OMake also includes a standalone command-line interpreter osh that can be used as an interactive shell. The shell uses the same syntax, and provides the same features on all platforms omake supports, including Win32.

15.1  Startup

On startup, osh reads the file ~/.oshrc if it exists. The syntax of this file is the same as an OMakefile. The following additional variables are significant.

prompt

The prompt variable specifies the command-line prompt. It can be a simple string.

    prompt = osh>

Or you may choose to define it as a function of no arguments.

    prompt() =
        return $"<$(USER):$(HOST) $(homename $(CWD))>"

An example of the latter prompt is as follows.

    <jyh:kenai.yapper.org ~>cd links/omake
    <jyh:kenai.yapper.org ~/links/omake>

If you include any "invisible" text in the prompt (such as various terminal escape sequences), they must be wrapped using the prompt-invisible function. For example, to create a bold prompt on terminals that support it, you can use the following.

    prompt =
       bold-begin = $(prompt-invisible $(tgetstr bold))
       bold-end = $(prompt-invisible $(tgetstr sgr0))
       value $(bold-begin)$"osh>"$(bold-end)
ignoreeof

If the ignoreeof is true, then osh will not exit on a terminal end-of-file (usually ^D on Unix systems).

15.2  Aliases

Command aliases are defined by adding functions to the Shell. object. The following alias adds the -AF option to the ls command.

    Shell. +=
       ls(argv) =
          "ls" -AF $(argv)

Quoted commands do not undergo alias expansion. The quotation "ls" prevents the alias from being recursive.

15.3  Interactive syntax

The interactive syntax in osh is the same as the syntax of an OMakefile, with one exception in regard to indentation. The line before an indented block must have a colon at the end of the line. A block is terminated with a . on a line by itself, or ^D. In the following example, the first line if true has no body, because there is no colon.
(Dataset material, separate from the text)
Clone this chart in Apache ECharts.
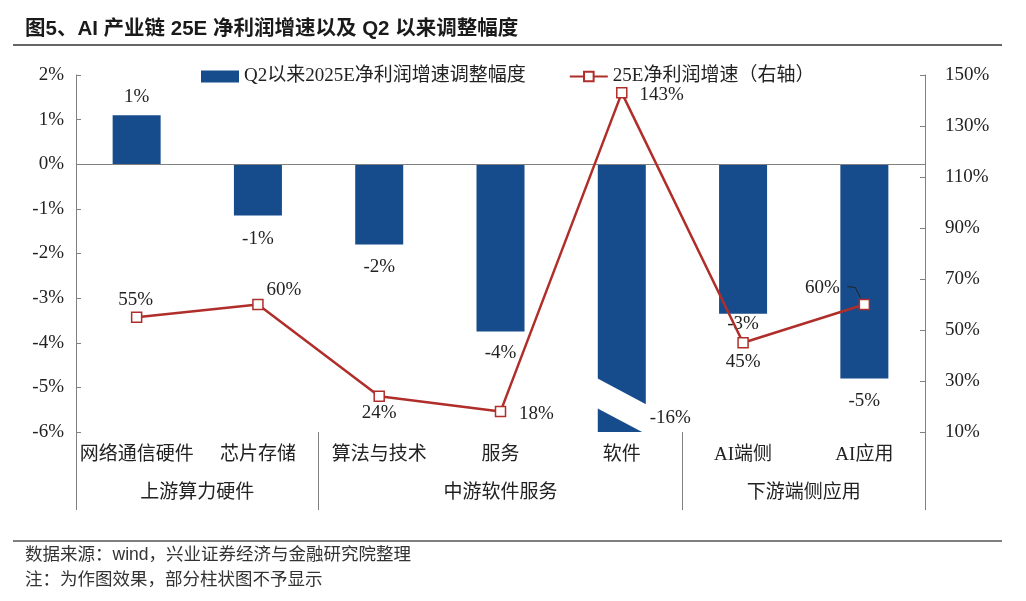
<!DOCTYPE html>
<html><head><meta charset="utf-8">
<script src="https://cdn.jsdelivr.net/npm/echarts@6/dist/echarts.min.js"></script>
<style>html,body{margin:0;padding:0;background:#fff}#c{width:1026px;height:601px}</style>
</head><body><div id="c"></div>
<script>
// ---- data ----
const categories = ['网络通信硬件','芯片存储','算法与技术','服务','软件','AI端侧','AI应用'];
const adjustValues = [1.1, -1.15, -1.8, -3.75, -16, -3.35, -4.8];   // Q2以来2025E净利润增速调整幅度 (%)
const growthValues = [55, 60, 24, 18, 143, 45, 60];                // 25E净利润增速 (%)
const groupNames = ['上游算力硬件','中游软件服务','下游端侧应用'];
const groupStarts = [0, 2, 5];
const groupEnds = [2, 5, 7];
const leftMin = -6, leftMax = 2, leftStep = 1;
const rightTicks = [10, 30, 50, 70, 90, 110, 130, 150];
const barName = 'Q2以来2025E净利润增速调整幅度';
const lineName = '25E净利润增速（右轴）';
const titleText = '图5、AI 产业链 25E 净利润增速以及 Q2 以来调整幅度';
const sourceText = '数据来源：wind，兴业证券经济与金融研究院整理';
const noteText = '注：为作图效果，部分柱状图不予显示';

// ---- styles ----
const SERIF = '"Liberation Serif","Times New Roman","Noto Sans CJK SC",serif';
const SANS = '"Liberation Sans","Noto Sans CJK SC",sans-serif';
const AXIS_COLOR = '#808080';
const BAR_COLOR = '#164b8c';
const LINE_COLOR = '#b02e2a';
const TEXT_COLOR = '#222';
const barLabelDist = [9, 14, 13, 12, 0, 1, 13];
const lineLabelOffsets = [[-1,-17],[26,-14],[0,17],[36,2],[40,2],[0,19],[-42,-16]];
const leaderIndex = 6;
const breakBand = {topLeft:-4.78, topRight:-5.40, botLeft:-5.45, botRight:-6.07, half:26};

const chart = echarts.init(document.getElementById('c'));

const groupCenters = groupStarts.map((s,i)=>(s+groupEnds[i])/2);
const groupBounds = [groupStarts[0]].concat(groupEnds);

const barData = adjustValues.map((v,i)=>{
  if (v < leftMin) {
    return {value:v, label:{position:['100%','100%'], offset:[4,-14], align:'left', verticalAlign:'middle'}};
  }
  return {value:v, label:{position: v>=0 ? 'top' : 'bottom', distance: barLabelDist[i]}};
});
const lineData = growthValues.map((v,i)=>({value:v, label:{offset:lineLabelOffsets[i]}}));

const labelFont = {fontFamily:SERIF, fontSize:19, color:TEXT_COLOR};

chart.setOption({
  animation:false,
  backgroundColor:'#fff',
  grid:{left:76, right:101, top:75, bottom:169, outerBoundsMode:'none'},
  legend:{
    left:196, top:62, itemWidth:38, itemHeight:12, itemGap:43,
    textStyle:{fontFamily:SERIF, fontSize:19, color:TEXT_COLOR},
    data:[{name:barName, icon:'rect'}, {name:lineName}]
  },
  xAxis:[
    {type:'category', data:categories, position:'bottom',
     axisLine:{show:false}, axisTick:{show:false}, splitLine:{show:false},
     axisLabel:Object.assign({margin:14, interval:0}, labelFont)},
    {type:'value', min:0, max:groupEnds[groupEnds.length-1], position:'bottom',
     axisLine:{show:false}, splitLine:{show:false},
     axisTick:{show:true, inside:false, length:78, customValues:groupBounds, lineStyle:{color:AXIS_COLOR, width:1}},
     axisLabel:Object.assign({margin:52, customValues:groupCenters,
       formatter:(v)=>{const k=groupCenters.findIndex(c=>Math.abs(c-v)<1e-6); return k>=0?groupNames[k]:'';}}, labelFont)}
  ],
  yAxis:[
    {type:'value', min:leftMin, max:leftMax, interval:leftStep, position:'left',
     axisLine:{show:true, lineStyle:{color:AXIS_COLOR, width:1}},
     axisTick:{show:true, inside:true, length:5, lineStyle:{color:AXIS_COLOR}},
     splitLine:{show:false},
     axisLabel:Object.assign({margin:12, formatter:'{value}%'}, labelFont)},
    {type:'value', min:rightTicks[0], max:rightTicks[rightTicks.length-1], position:'right',
     axisLine:{show:true, lineStyle:{color:AXIS_COLOR, width:1}},
     axisTick:{show:true, inside:true, length:5, customValues:rightTicks, lineStyle:{color:AXIS_COLOR}},
     splitLine:{show:false},
     axisLabel:Object.assign({margin:20, customValues:rightTicks, formatter:'{value}%'}, labelFont)}
  ],
  series:[
    {name:barName, type:'bar', xAxisIndex:0, yAxisIndex:0, data:barData, barWidth:48,
     clip:true,
     itemStyle:{color:BAR_COLOR, borderRadius:0},
     label:Object.assign({show:true, formatter:p=>Math.round(p.value)+'%'}, labelFont),
     markLine:{silent:true, symbol:['none','none'], label:{show:false},
       lineStyle:{color:AXIS_COLOR, type:'solid', width:1}, emphasis:{disabled:true},
       data:[{yAxis:0}]},
     z:2},
    {name:lineName, type:'line', xAxisIndex:0, yAxisIndex:1, data:lineData,
     color:LINE_COLOR,
     symbol:'rect', symbolSize:10,
     itemStyle:{color:'#fff', borderColor:LINE_COLOR, borderWidth:1.5},
     lineStyle:{color:LINE_COLOR, width:2.5},
     label:Object.assign({show:true, position:'inside', formatter:p=>Math.round(p.value)+'%', textBorderWidth:0}, labelFont),
     z:5}
  ]
});

// decorations: title, rules, footer, the break band for the truncated bar, label leader
const graphics = [
  {type:'text', left:25, top:19, style:{text:titleText, font:'bold 20.5px '+SANS, fill:'#1a1a1a'}},
  {type:'line', shape:{x1:13, y1:45, x2:1002, y2:45}, style:{stroke:'#333', lineWidth:1.5}},
  {type:'line', shape:{x1:13, y1:541, x2:1002, y2:541}, style:{stroke:'#555', lineWidth:1.5}},
  {type:'text', left:25, top:546, style:{text:sourceText, font:'17.5px '+SANS, fill:'#333'}},
  {type:'text', left:25, top:571, style:{text:noteText, font:'17.5px '+SANS, fill:'#333'}}
];
adjustValues.forEach((v,i)=>{
  if (v < leftMin) {
    const cx = chart.convertToPixel({seriesIndex:0}, [i, 0])[0];
    const y = val => chart.convertToPixel({seriesIndex:0}, [i, val])[1];
    graphics.push({type:'polygon', z:50, silent:true,
      shape:{points:[[cx-breakBand.half, y(breakBand.topLeft)],[cx+breakBand.half, y(breakBand.topRight)],
                     [cx+breakBand.half, y(breakBand.botRight)],[cx-breakBand.half, y(breakBand.botLeft)]]},
      style:{fill:'#fff'}});
  }
});
{
  const p = chart.convertToPixel({seriesIndex:1}, [leaderIndex, growthValues[leaderIndex]]);
  graphics.push({type:'polyline', z:60, silent:true,
    shape:{points:[[p[0]-17, p[1]-18],[p[0]-9, p[1]-17],[p[0]-4, p[1]-7]]},
    style:{stroke:'#222', lineWidth:1, fill:null}});
}
chart.setOption({graphic:graphics});
</script>
</body></html>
   # The following if has no body
   osh>if true
   # The following if has a body
   osh>if true:
   if>       if true:
   if>          println(Hello world)
   if>          .
   Hello world

Note that osh makes some effort to modify the prompt while in an indented body, and it auto-indents the text.

The colon signifier is also allowed in files, although it is not required.